A cozy corner with an open planner, a lit candle, and warm lamp light
Sunday evenings now. I still can't believe how much this changed.

The part that matters most — the one enjoyable thing

Here's the piece I resisted longest: after the walk and the tidy and the planner, I deliberately do one thing that is only for pleasure. Not productive. Not useful. Not a podcast about improving myself. Just something I like.

For me, lately, it's been an hour with a book. I make a proper cup of tea — loose leaf in my little clay pot, steeped for exactly four minutes — and I sit on the sofa with the blanket and the lamp on and I read. That's it. I don't check my phone. I don't think about the week. I am just a person reading a book on a Sunday night, which sounds extremely small and is, in practice, one of the most restorative things I do all week.

The first few times I did this I felt vaguely guilty. Shouldn't I be doing something? Wasn't this a waste of time? The guilt passed. What replaced it was something I can only describe as having actually rested — a quality of Sunday evening that I'd genuinely never experienced before. I went to bed on those Sundays feeling like the week ahead was possible. Not certain, not effortless, but possible. That was enough.

Why Sunday night is different from Monday morning

I want to say something about timing here, because I think it matters. A lot of the advice I used to read about dealing with Monday anxiety was about Monday morning — get up earlier, have a better morning routine, prepare a better breakfast. And I tried all of those things, and they helped a bit, but they were all responses to the state of overwhelm. They were coping mechanisms rather than prevention.

Clearing your desk on Monday morning when Monday has already arrived means you're already in the week. You're already reactive. The mental load of the day is already sitting on your shoulders when you're trying to clear the surface.

Clearing it on Sunday night means you wake up and it's already done. You sit down at a clean desk, with a planner that already has the shape of the week sketched in, and you haven't used any of Monday's energy to get there. You start from a different place. Not ahead, exactly — just not already behind. That gap, small as it sounds, changes the entire texture of the morning. I noticed this the very first week I tried it and I've kept noticing it ever since.

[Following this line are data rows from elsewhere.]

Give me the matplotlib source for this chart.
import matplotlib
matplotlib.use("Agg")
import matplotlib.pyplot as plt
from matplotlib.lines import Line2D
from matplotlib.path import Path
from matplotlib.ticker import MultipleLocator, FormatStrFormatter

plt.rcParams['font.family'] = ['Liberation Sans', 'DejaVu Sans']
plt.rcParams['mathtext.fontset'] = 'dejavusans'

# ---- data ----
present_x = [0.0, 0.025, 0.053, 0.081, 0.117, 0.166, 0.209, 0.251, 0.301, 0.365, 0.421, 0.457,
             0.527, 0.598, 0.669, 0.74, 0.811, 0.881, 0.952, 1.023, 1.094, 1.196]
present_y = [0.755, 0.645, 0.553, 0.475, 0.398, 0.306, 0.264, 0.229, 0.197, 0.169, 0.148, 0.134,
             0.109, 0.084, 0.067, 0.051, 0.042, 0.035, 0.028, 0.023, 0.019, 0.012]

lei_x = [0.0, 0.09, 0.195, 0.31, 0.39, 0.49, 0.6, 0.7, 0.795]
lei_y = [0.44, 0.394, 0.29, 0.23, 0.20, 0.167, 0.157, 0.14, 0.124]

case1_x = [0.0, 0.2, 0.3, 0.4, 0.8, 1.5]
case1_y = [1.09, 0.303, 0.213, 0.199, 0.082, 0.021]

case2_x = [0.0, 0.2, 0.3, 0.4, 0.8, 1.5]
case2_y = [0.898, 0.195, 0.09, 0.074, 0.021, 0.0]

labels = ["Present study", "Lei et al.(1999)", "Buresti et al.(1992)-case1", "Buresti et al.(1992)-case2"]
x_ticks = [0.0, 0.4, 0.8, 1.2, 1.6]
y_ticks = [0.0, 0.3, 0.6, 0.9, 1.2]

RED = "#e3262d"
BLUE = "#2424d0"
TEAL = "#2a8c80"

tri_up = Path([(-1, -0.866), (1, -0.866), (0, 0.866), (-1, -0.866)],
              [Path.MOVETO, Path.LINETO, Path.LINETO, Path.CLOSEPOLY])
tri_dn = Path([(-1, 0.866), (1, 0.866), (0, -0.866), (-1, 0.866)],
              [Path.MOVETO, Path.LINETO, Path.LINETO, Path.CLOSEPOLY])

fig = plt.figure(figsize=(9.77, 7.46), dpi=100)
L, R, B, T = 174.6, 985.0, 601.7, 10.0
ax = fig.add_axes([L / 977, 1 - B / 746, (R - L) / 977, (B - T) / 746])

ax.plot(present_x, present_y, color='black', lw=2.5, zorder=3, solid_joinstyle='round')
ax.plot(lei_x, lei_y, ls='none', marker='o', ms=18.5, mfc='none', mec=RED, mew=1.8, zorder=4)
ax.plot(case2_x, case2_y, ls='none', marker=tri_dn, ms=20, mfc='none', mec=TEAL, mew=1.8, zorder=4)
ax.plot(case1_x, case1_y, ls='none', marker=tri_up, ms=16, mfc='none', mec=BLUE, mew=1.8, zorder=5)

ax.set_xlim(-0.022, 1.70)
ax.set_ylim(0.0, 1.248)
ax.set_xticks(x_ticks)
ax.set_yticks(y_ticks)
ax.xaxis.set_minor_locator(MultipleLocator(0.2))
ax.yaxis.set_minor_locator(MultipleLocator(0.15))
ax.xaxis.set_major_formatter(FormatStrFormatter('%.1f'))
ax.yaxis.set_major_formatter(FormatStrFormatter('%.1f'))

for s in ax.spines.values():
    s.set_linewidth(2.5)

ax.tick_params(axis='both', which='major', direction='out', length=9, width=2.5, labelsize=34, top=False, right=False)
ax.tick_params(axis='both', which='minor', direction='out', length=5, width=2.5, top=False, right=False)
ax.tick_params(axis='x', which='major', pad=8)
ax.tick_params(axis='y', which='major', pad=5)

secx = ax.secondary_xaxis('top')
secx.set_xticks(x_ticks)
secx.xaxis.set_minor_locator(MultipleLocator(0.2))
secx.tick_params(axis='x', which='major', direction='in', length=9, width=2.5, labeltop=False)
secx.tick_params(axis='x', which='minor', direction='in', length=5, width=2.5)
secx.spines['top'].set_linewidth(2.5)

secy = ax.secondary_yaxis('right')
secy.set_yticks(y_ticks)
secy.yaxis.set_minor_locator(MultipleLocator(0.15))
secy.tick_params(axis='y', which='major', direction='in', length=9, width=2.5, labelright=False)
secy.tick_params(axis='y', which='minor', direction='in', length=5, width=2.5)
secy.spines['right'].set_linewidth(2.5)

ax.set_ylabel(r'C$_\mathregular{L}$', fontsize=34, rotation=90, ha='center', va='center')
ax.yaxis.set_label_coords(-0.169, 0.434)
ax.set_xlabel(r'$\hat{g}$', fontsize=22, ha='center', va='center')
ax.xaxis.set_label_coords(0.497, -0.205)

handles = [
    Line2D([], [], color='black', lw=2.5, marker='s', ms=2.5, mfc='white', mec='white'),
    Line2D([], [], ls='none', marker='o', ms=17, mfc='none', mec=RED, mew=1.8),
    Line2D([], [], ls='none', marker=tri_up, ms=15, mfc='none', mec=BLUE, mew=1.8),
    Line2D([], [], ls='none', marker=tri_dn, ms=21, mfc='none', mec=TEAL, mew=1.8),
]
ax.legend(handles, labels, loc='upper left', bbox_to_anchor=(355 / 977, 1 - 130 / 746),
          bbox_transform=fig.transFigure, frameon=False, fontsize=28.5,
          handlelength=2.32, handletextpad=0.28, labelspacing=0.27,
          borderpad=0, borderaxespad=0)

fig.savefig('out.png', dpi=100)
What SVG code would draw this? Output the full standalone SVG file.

What I let go of — and what came back

The Sunday reset meant letting go of Sunday as a catch-up day. I want to be honest that this was uncomfortable. There was a version of me that felt like using only one hour of Sunday for admin was irresponsible — like I was deliberately ignoring the pile. The pile didn't actually grow because I ignored it for a Sunday. It stayed exactly the same size, and I came to it Monday morning a little better rested, a little calmer, and with more capacity to deal with it than I would have had if I'd spent the whole evening anxiously poking at it.

What came back was something I hadn't expected: a genuine sense of Sunday as a day that belonged to me. Not a buffer zone before work, not a catch-up opportunity — just a day. With a small ritual at the end that sends me into the week with a measure of calm I'd never had before.

It's worth saying that this doesn't always work perfectly. Some Sundays the walk doesn't happen or the tidying feels like a drag or I fall asleep with the book on my face at 8pm. I don't hold those weeks against myself. The ritual is a support structure, not a standard to perform against. The point was never perfection. The point was a calmer Monday morning — and even on the imperfect weeks, I usually still wake up to a clear desk, which turns out to be enough to start from.

If you're in the Sunday dread years, I just want to say: it doesn't have to feel like that forever. The reset I do now took me months to settle into, and it still shifts a bit depending on the season and what's going on. But the core of it — walk, tidy, plan, rest — is so simple and so quiet and so consistently better than anything else I tried. A calm Monday starts the night before. That small reframe changed everything for me.